Experimentation Project

Title Mining Mice
Student 1 or 2 students
Supervisor Arno Siebes
ECTS 7.5 or 15
Related Course(s) Advanced Data Mining
Description

The relation between the phenotype (what you can see) and the genotype (the genetic make-up) of a species is one of the holy grails of life science research. For example, what is the relation between the genotype of a mouse and its behaviour such as fear and depression?

To study this, the research group "Emotion and Cognition" of the Faculty of Veterinary Sciences uses a so-called PhenoLab and different strains of mice. In the PhenoLab, a mouse is automatically and continiously observed. The measurements include, e.g., the position of the mouse, but also the experimental condition is registered. Since the different strains of mice differ in their genotype, these streams of measurements should allow to answer questions relating genotype and behaviour.

The amount of data generated is huge: many millions of data points. Moreover, the relation between the data and the questions is indirect. You don't measure whether the mouse is happy or not, you measure how it moves. In other words, answering the questions is a problem area in which data mining should be able to help.

The goal of this experimentation project is to see whether this is true or not: can data mining help? For this we will use real data from the experiments. It seems reasonable to start by looking for (frequent) patterns in the movements of the mouse. These patterns can then be used as features for further analysis.
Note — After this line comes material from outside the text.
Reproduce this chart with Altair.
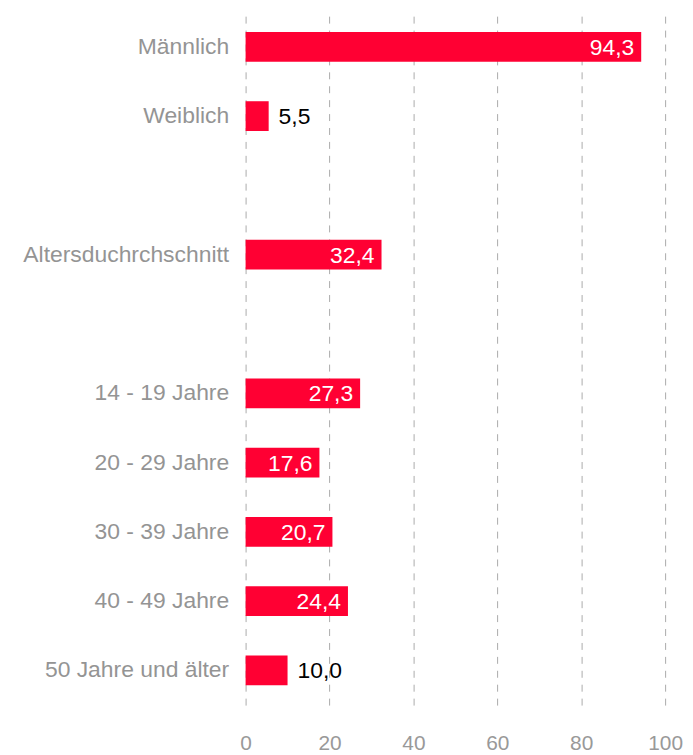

This experimentation project is very much a real world data miners experience.
The veterinarians do want answers to their questions and are therefore not only sharing their data, but they will also invest their time in helping us along. Better then usual: they are also knowledgeable about data mining. In other words, the problems will be studied in a multi-disciplinary setting.

Special Note Clearly, the student who will perform this experimentation project will have to have followed a data mining course. You don't have to know about genes, mice or behaviour. Some interest in the problem area, on the other hand, seems indispensible.